Before I bought the Sig, I was ogling them.. I want a CZ action, in a .45 but .40 would do, with a decocker and a rail.. Maybe in a carry length. I think if they'd stick to just a few solid models and pick a platform their marketing and availability would be better.. I think they're in a transition phase with the P-01 and SP-01 guns supposedly with some improvements in specs.. on an already great gun.

Made the mistake of getting to check out a Baby Desert Eagle (IMI's take on the CZ action - magnum research imports).. His shoulder carry gun.. A full-length baby eagle 9mm. That inverted full-slide.. Sweet gun! Now I'm surfing Bud's again looking at CZ's.. Thanks a bunch! :mrgreen:


----------



## Mike_E

*** Cough *** P228.

Reason: No longer in production in the states...they're becoming rare. Nothing wrong with shooting just a .9mm from one gun.

The P229 is a good gun...very versatile due to barrel swapping between .40S&W, .357 SIG, and a .9mm conversion barrel.


----------



## Mike_E

Growler67 said:


> Personally I would go with the P228. They are no longer being produced and the supply is dwindling. The P229 will be around for some time and so you can always pick one of those.

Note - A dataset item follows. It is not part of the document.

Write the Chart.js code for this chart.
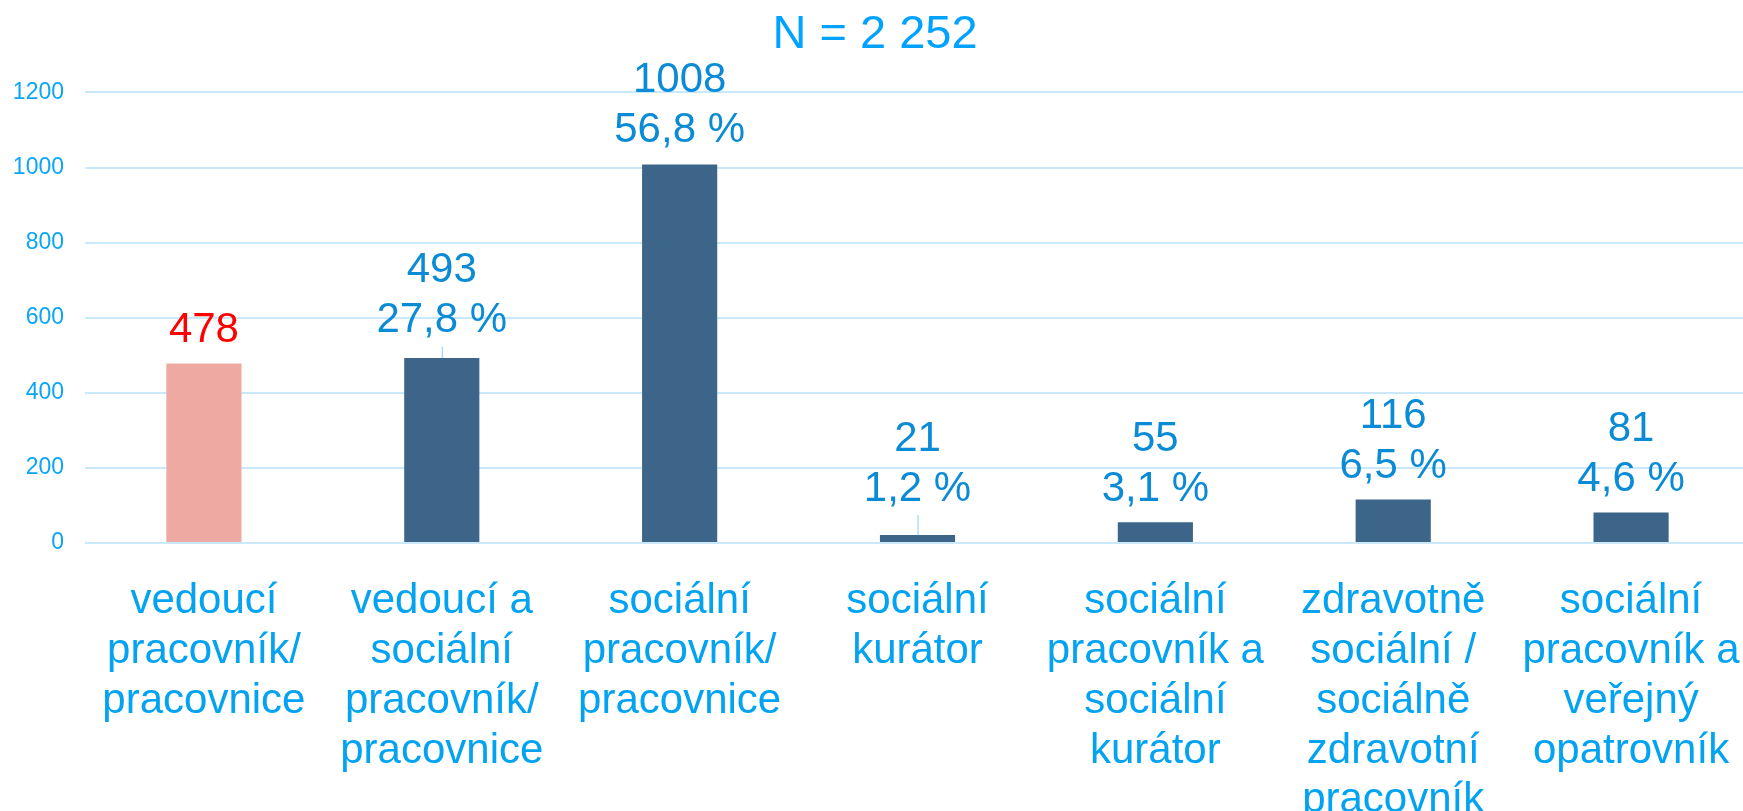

Growler67 is wise. :mrgreen:


----------



## plentyofpaws

I looked at the P229 and ended up with a P239 9MM. I think its just a bit smaller than the P229. Haven't fired it yet, plan to go to the range this afternoon.


----------



## Growler67

The P239 is slightly more compact than the P228/P229 in comparison to the full sized P226. The P239 is also a single stack whereas the P228/P229's are double stack.


----------



## Jaster83

*P228*

I haven't shot either, but I've been doing lots of research on handguns in my quest to buy one before January 20th (guess why).
After going to the gun store and holding different guns, I decided on the P226, so I've been doing a lot of research on them, when trying to figure out what calibre I want, and have also learned about the 228 during the last couple of weeks.

The P228 is the smaller version of the P226, just as the P225 is the smaller 'concealable' P220.
If I were to own a P226 in 9mm I would definately buy the 228 instead of the 229, because you can swap mags. (I voted for the P228 because I will own a P226, though I'll probably go with a .40 cal.)

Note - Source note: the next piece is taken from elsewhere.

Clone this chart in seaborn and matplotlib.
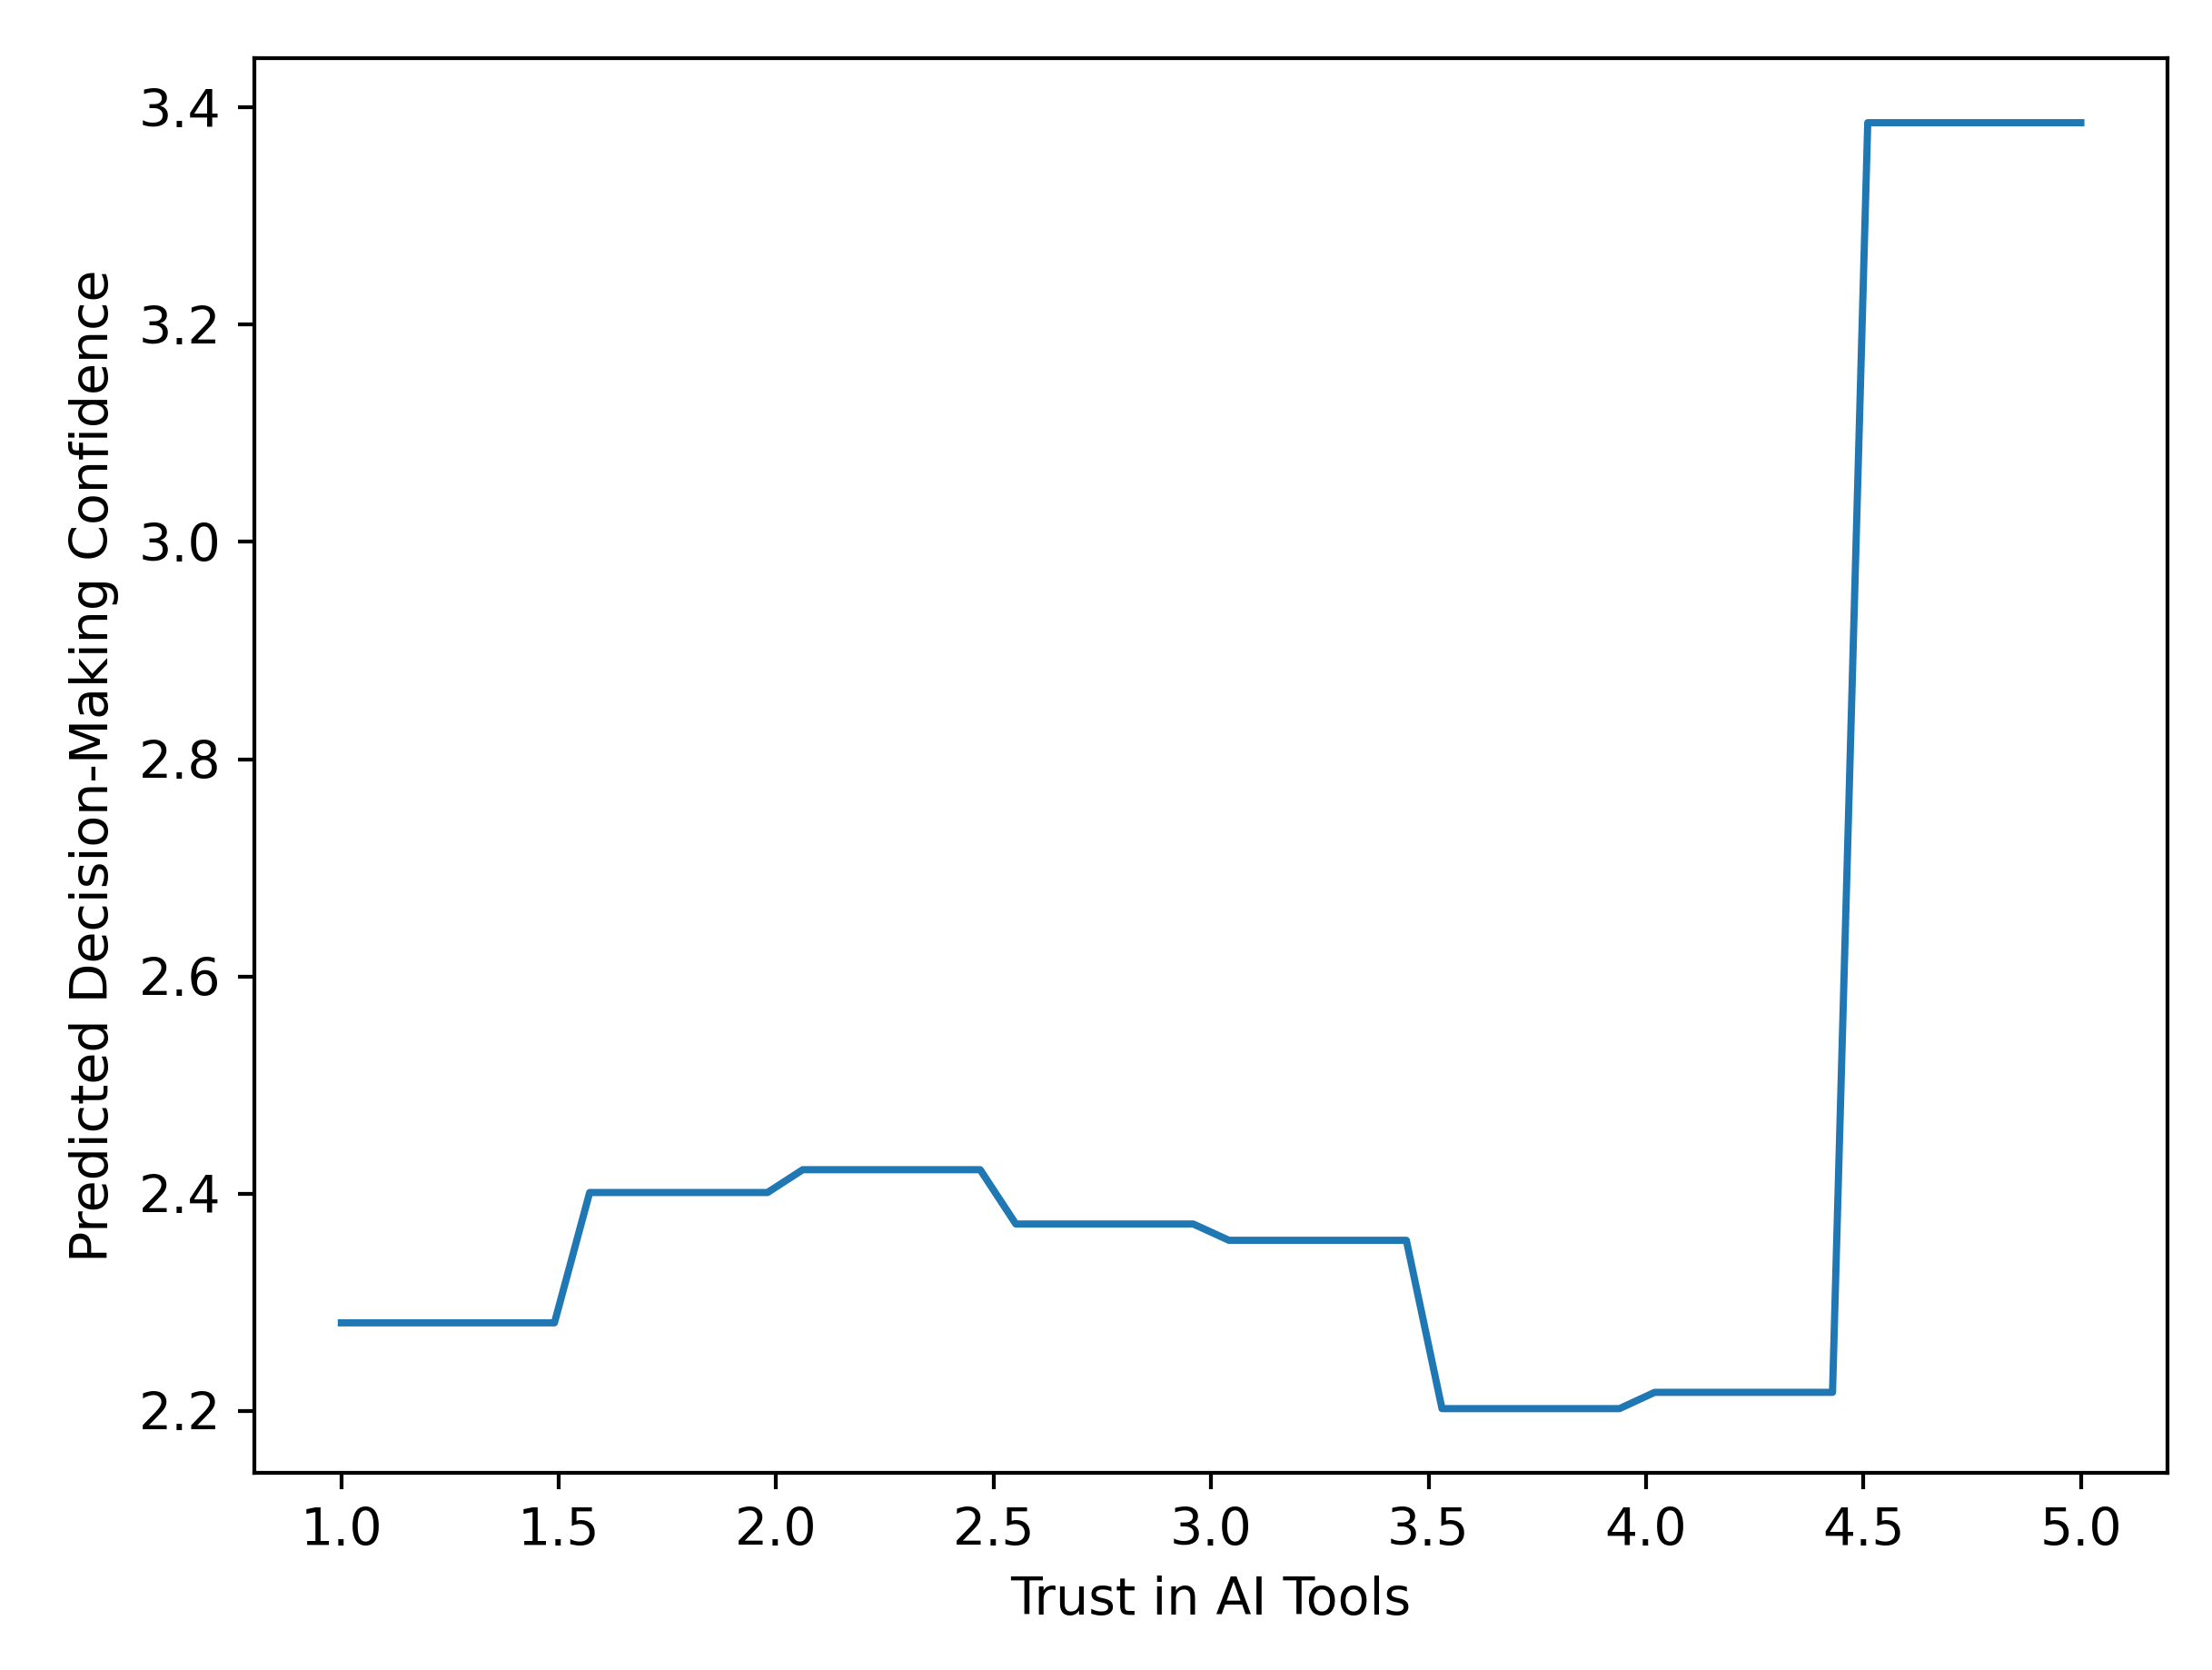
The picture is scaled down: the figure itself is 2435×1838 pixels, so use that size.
import matplotlib
matplotlib.use("Agg")
import matplotlib.pyplot as plt
import seaborn as sns
import pandas as pd

trust = [1.0, 1.082, 1.163, 1.245, 1.327, 1.408, 1.49,
         1.571, 1.653, 1.735, 1.816, 1.898, 1.98,
         2.061, 2.143, 2.224, 2.306, 2.388, 2.469,
         2.551, 2.633, 2.714, 2.796, 2.878, 2.959,
         3.041, 3.122, 3.204, 3.286, 3.367, 3.449,
         3.531, 3.612, 3.694, 3.776, 3.857, 3.939,
         4.02, 4.102, 4.184, 4.265, 4.347, 4.429,
         4.51, 4.592, 4.673, 4.755, 4.837, 4.918, 5.0]
confidence = [2.281]*7 + [2.401]*6 + [2.422]*6 + [2.372]*6 + [2.357]*6 + \
             [2.202]*6 + [2.217]*6 + [3.386]*7

plt.rcParams["font.size"] = 10.8
df = pd.DataFrame({"Trust in AI Tools": trust, "Predicted Decision-Making Confidence": confidence})
fig, ax = plt.subplots(figsize=(6.408, 4.837), dpi=380)
sns.lineplot(data=df, x="Trust in AI Tools", y="Predicted Decision-Making Confidence", ax=ax, color="#1f77b4")
ax.set_yticks([2.2, 2.4, 2.6, 2.8, 3.0, 3.2, 3.4])
fig.subplots_adjust(left=0.115, right=0.98, top=0.965, bottom=0.118)
fig.savefig("out.png", dpi=380)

Other than the compatability with the P226 mags there is little I would think the P228 offers over the P229. Unless of course you want something a little less common (collectability) when you go to the gun range with friends.

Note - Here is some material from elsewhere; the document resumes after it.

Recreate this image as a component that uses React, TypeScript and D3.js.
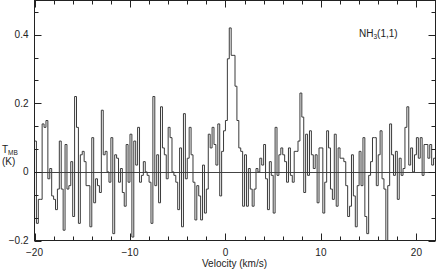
import React from "react";
import * as d3 from "d3";

// spectrum channels, left edge = vStart + i * dv
const vStart = -20;
const dv = 0.2;
const tmb = [
  0.09, -0.15, -0.08, -0.08, 0.14, 0.13, 0.15, -0.02, 0.01, -0.07,
  -0.08, -0.11, -0.05, 0.09, -0.05, -0.17, 0.08, -0.05, -0.04, 0.03,
  -0.13, 0.22, 0.13, -0.15, 0.05, 0.06, 0.03, -0.04, -0.04, -0.16,
  0.1, -0.09, -0.02, -0.04, -0.06, 0.18, 0.05, 0.06, 0.0, -0.03,
  0.1, -0.18, 0.05, 0.04, -0.03, 0.01, -0.06, -0.1, 0.08, -0.03,
  0.11, -0.19, 0.09, 0.02, 0.13, -0.03, -0.01, 0.03, 0.0, -0.01,
  -0.03, -0.15, 0.22, -0.04, 0.05, -0.09, 0.19, 0.07, 0.05, -0.02,
  0.13, 0.1, 0.0, -0.01, -0.03, -0.11, 0.07, -0.16, 0.17, -0.02,
  0.04, 0.13, 0.05, -0.03, -0.14, -0.04, -0.07, -0.14, 0.02, -0.12,
  -0.05, 0.11, 0.07, 0.13, 0.08, 0.02, 0.14, -0.07, 0.06, 0.12,
  0.15, 0.33, 0.42, 0.34, 0.34, 0.25, 0.15, 0.07, 0.06, -0.1,
  0.05, -0.1, 0.01, -0.05, -0.1, -0.05, 0.01, 0.0, 0.04, 0.02,
  0.08, -0.02, -0.11, 0.03, -0.01, -0.12, 0.13, -0.01, 0.05, 0.07,
  0.05, 0.03, -0.03, 0.07, -0.01, -0.03, 0.06, 0.06, 0.09, 0.23,
  0.16, -0.06, 0.11, -0.01, 0.12, 0.05, 0.01, 0.05, -0.09, 0.07,
  0.07, -0.12, -0.03, 0.12, 0.07, -0.05, -0.08, 0.11, -0.1, 0.07,
  0.04, 0.04, 0.03, -0.04, -0.13, -0.1, 0.05, -0.07, -0.16, -0.04,
  0.06, -0.04, 0.1, -0.13, -0.18, -0.01, 0.03, 0.1, 0.1, -0.04,
  0.05, 0.12, -0.02, -0.05, -0.2, -0.04, 0.14, 0.05, -0.01, 0.06,
  -0.08, 0.04, -0.01, 0.01, 0.13, 0.19, 0.02, 0.07, 0.0, 0.05,
  0.1, 0.04, 0.1, -0.01, 0.08, 0.08, 0.04, 0.08, 0.02, 0.04,
];

const xMajor = [-20, -10, 0, 10, 20];
const xLabels = ["\u221220", "\u221210", "0", "10", "20"];
const yMajor = [-0.2, 0, 0.2, 0.4];
const yLabels = ["\u22120.2", "0", "0.2", "0.4"];

const width = 436;
const height = 270;
const margin = { top: 0.5, right: 0.5, bottom: 29.5, left: 34.5 };
const font = "'Liberation Sans', Arial, sans-serif";

export default function App() {
  const x = d3
    .scaleLinear()
    .domain([-20, 22])
    .range([margin.left, width - margin.right]);
  const y = d3
    .scaleLinear()
    .domain([-0.2, 0.5])
    .range([height - margin.bottom, margin.top]);

  const pts: [number, number][] = tmb.map((t, i) => [vStart + i * dv, t]);
  pts.push([vStart + tmb.length * dv, tmb[tmb.length - 1]]);
  const line = d3
    .line<[number, number]>()
    .x((d) => x(d[0]))
    .y((d) => y(d[1]))
    .curve(d3.curveStepAfter);

  const xMinor = d3.range(-20, 22.01, 2);
  const yMinor = d3.range(0, 11).map((k) => -0.2 + (k * 0.2) / 3);

  const x0 = margin.left;
  const x1 = width - margin.right;
  const y0 = height - margin.bottom;
  const y1 = margin.top;

  return (
    <>
      <style>{"body{margin:0}"}</style>
      <svg width={width} height={height} style={{ display: "block" }}>
        <defs>
          <clipPath id="plot">
            <rect x={x0} y={y1} width={x1 - x0} height={y0 - y1} />
          </clipPath>
        </defs>
        <rect width={width} height={height} fill="#fff" />

        {/* zero line */}
        <line x1={x0} x2={x1} y1={Math.round(y(0)) + 0.5} y2={Math.round(y(0)) + 0.5} stroke="#444" />

        <path
          d={line(pts) || ""}
          fill="none"
          stroke="#3a3a3a"
          strokeWidth={1}
          clipPath="url(#plot)"
        />

        {/* x ticks, top and bottom */}
        {xMinor.map((v) => {
          const len = xMajor.includes(v) ? 7 : 4;
          const px = Math.round(x(v)) + 0.5;
          return (
            <g key={"xt" + v} stroke="#222">
              <line x1={px} x2={px} y1={y0} y2={y0 - len} />
              <line x1={px} x2={px} y1={y1} y2={y1 + len} />
            </g>
          );
        })}
        {/* y ticks, left and right */}
        {yMinor.map((v, k) => {
          const len = k % 3 === 0 ? 7 : 4;
          const py = Math.round(y(v)) + 0.5;
          return (
            <g key={"yt" + k} stroke="#222">
              <line x1={x0} x2={x0 + len} y1={py} y2={py} />
              <line x1={x1} x2={x1 - len} y1={py} y2={py} />
            </g>
          );
        })}

        <rect x={x0} y={y1} width={x1 - x0} height={y0 - y1} fill="none" stroke="#222" />

        <g fontFamily={font} fontSize={10} fill="#222">
          {xMajor.map((v, i) => (
            <text key={"xl" + v} x={x(v)} y={256} textAnchor="middle">
              {xLabels[i]}
            </text>
          ))}
          {yMajor.map((v, i) => (
            <text key={"yl" + v} x={28.5} y={y(v) + 3.5} textAnchor="end">
              {yLabels[i]}
            </text>
          ))}
          <text x={234.5} y={266.5} textAnchor="middle">
            Velocity (km/s)
          </text>
          <text x={2} y={153}>
            T<tspan fontSize={6.5} dy={2}>MB</tspan>
          </text>
          <text x={2} y={165}>(K)</text>
          <text x={359} y={37}>
            NH<tspan fontSize={6.5} dy={2}>3</tspan>
            <tspan dy={-2}>(1,1)</tspan>
          </text>
        </g>
      </svg>
    </>
  );
}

But pros for the P229 would be if you want something other than 9mm, this is the only one that offers that. If you want pros and cons vs the different calibres of 9mm, .40 S&W, and .357 SIG, there are multiple resources that compare them very well.


----------



## Growler67

Jaster83 said:


> .....there is little I would think the P228 offers over the P229.


Until you shoot them both side by side you will never know. The feel and balance of the P228 is superior to the P229 and it's what makes it a weapon with a fiercely devoted ownership base. Sometimes you just have to know before you can fully understand the appeal of a thing.

I've fired the P229 in 9mm and .40. Honestly I've shot many handguns in .40 and the caliber does nothing to impress me in any way, much less the price of ammo over 9mm. Just personal preference I guess.


----------



## aibonito13

*The P228*

Hand guns are like gloves. Shooting both the one that fits you the best, and its not the size of the round but shoot placement.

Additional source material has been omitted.